Hell of a Book
- First edition cover
- Author: Jason Mott
- Language: English
- Publisher: Dutton
- Publication date: 2021
- Publication place: United States
- Pages: 323 pp
- ISBN: 978-0593330999

= Hell of a Book =

2021 novel by Jason Mott

Hell of a Book (Note: The full title of the novel is Hell of a Book: Or the Altogether Factual, Wholly Bona Fide Story of a Big Dreams, Hard Luck, American-Made Mad Kid.) is a 2021 book by Jason Mott. It won the 2021 National Book Award for Fiction.

== Plot summary ==
In alternating chapters, the novel tells the stories of two different characters: a nameless novelist on tour for a book also titled Hell of a Book, and an African-American child named Soot.

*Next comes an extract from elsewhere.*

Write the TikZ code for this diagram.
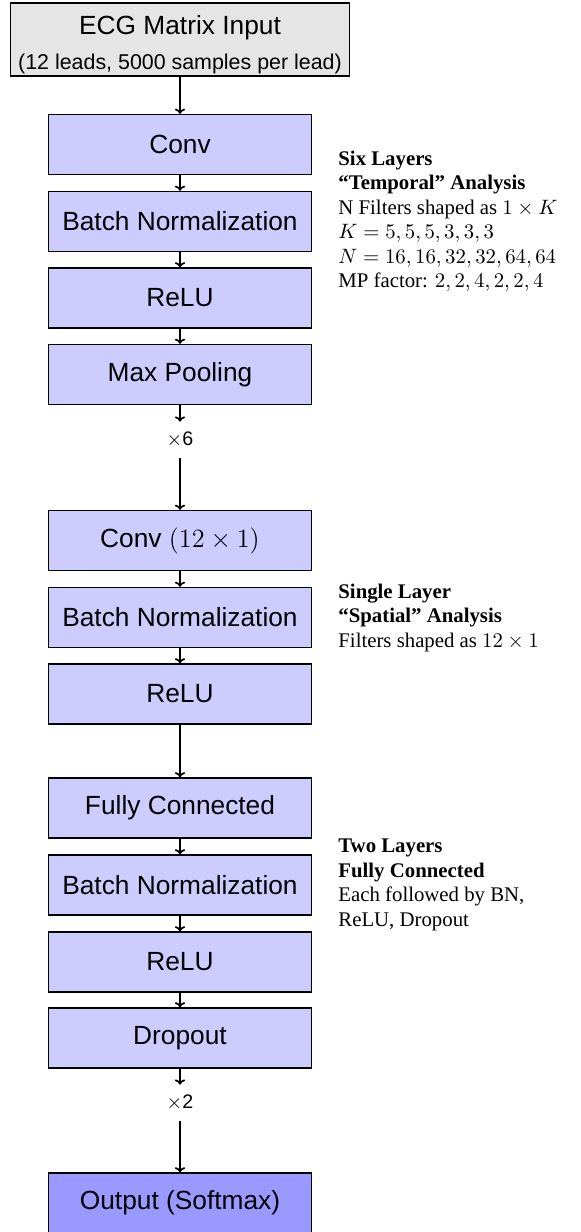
\documentclass[tikz,border=0pt]{standalone}
\usepackage{fix-cm}
\usepackage[no-math]{fontspec}
\setmainfont{Liberation Serif}
\setsansfont{Liberation Sans}
\usetikzlibrary{arrows.meta}
\begin{document}
\begin{tikzpicture}[x=0.5pt,y=-0.5pt,
  layer/.style={draw=black, line width=0.65pt, fill=blue!20, minimum width=131.8pt, minimum height=30pt, inner sep=0pt,
    font=\sffamily\fontsize{13.15}{15.8}\selectfont},
  outlayer/.style={layer, fill=blue!40},
  inbox/.style={draw=black, line width=0.65pt, fill=gray!20, minimum width=169.7pt, minimum height=36.5pt, inner sep=0pt,
    align=center, font=\sffamily\fontsize{10.7}{17.5}\selectfont},
  rep/.style={inner sep=0pt, minimum height=18pt, font=\sffamily\fontsize{9.8}{12}\selectfont},
  note/.style={anchor=west, inner sep=0pt, align=left, font=\rmfamily\fontsize{10.4}{12.25}\selectfont},
  conn/.style={line width=0.85pt, -{To[length=2.6pt,width=5.2pt]}}]
\useasboundingbox (0,0) rectangle (580,1232);

\node[inbox] (in) at (180,39.5) {{\fontsize{13.15}{17.5}\selectfont\rule{0pt}{14.3pt}ECG Matrix Input}\\(12 leads, 5000 samples per lead)};

\node[layer] (c1) at (180,144.5) {Conv};
\node[layer] (b1) at (180,221.5) {Batch Normalization};
\node[layer] (r1) at (180,298) {ReLU};
\node[layer] (m1) at (180,374.5) {Max Pooling};
\node[rep]   (x6) at (180,440) {$\times$6};

\node[layer] (c2) at (180,540.5) {Conv $(12\times1)$};
\node[layer] (b2) at (180,617.5) {Batch Normalization};
\node[layer] (r2) at (180,694) {ReLU};

\node[layer] (f3) at (180,808) {Fully Connected};
\node[layer] (b3) at (180,885) {Batch Normalization};
\node[layer] (r3) at (180,962) {ReLU};
\node[layer] (d3) at (180,1038) {Dropout};
\node[rep]   (x2) at (180,1103) {$\times$2};

\node[outlayer] (out) at (180,1203) {Output (Softmax)};

\node[note] (t1) at (338,221.5) {\textbf{Six Layers}\\\textbf{``Temporal'' Analysis}\\N Filters shaped as $1\times K$\\$K=5,5,5,3,3,3$\\$N=16,16,32,32,64,64$\\MP factor: $2,2,4,2,2,4$};
\node[note] (t2) at (338,617.5) {\textbf{Single Layer}\\\textbf{``Spatial'' Analysis}\\Filters shaped as $12\times1$};
\node[note] (t3) at (338,885) {\textbf{Two Layers}\\\textbf{Fully Connected}\\Each followed by BN,\\ReLU, Dropout};

\draw[conn] (in) -- (c1);
\draw[conn] (c1) -- (b1);
\draw[conn] (b1) -- (r1);
\draw[conn] (r1) -- (m1);
\draw[conn] (m1) -- (x6);
\draw[conn] (x6) -- (c2);
\draw[conn] (c2) -- (b2);
\draw[conn] (b2) -- (r2);
\draw[conn] (r2) -- (f3);
\draw[conn] (f3) -- (b3);
\draw[conn] (b3) -- (r3);
\draw[conn] (r3) -- (d3);
\draw[conn] (d3) -- (x2);
\draw[conn] (x2) -- (out);
\end{tikzpicture}
\end{document}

Soot, who lives near Whiteville, North Carolina, is being bullied on the school bus, while the novelist is troubled by visions of a child he calls "The Kid", who speaks to him and seemingly guides him through his issues.

== Reception ==
The Star-News said that with the novel, Mott earned "a place on the shelf beside such African-American writers as Colson Whitehead and Octavia Butler".

On November 17, 2021, the novel was awarded the 2021 National Book Award for Fiction. It was also longlisted for the 2022 Andrew Carnegie Medal for Excellence in Fiction, the 2022 Aspen Words Literary Prize, and the 2022 Joyce Carol Oates Prize.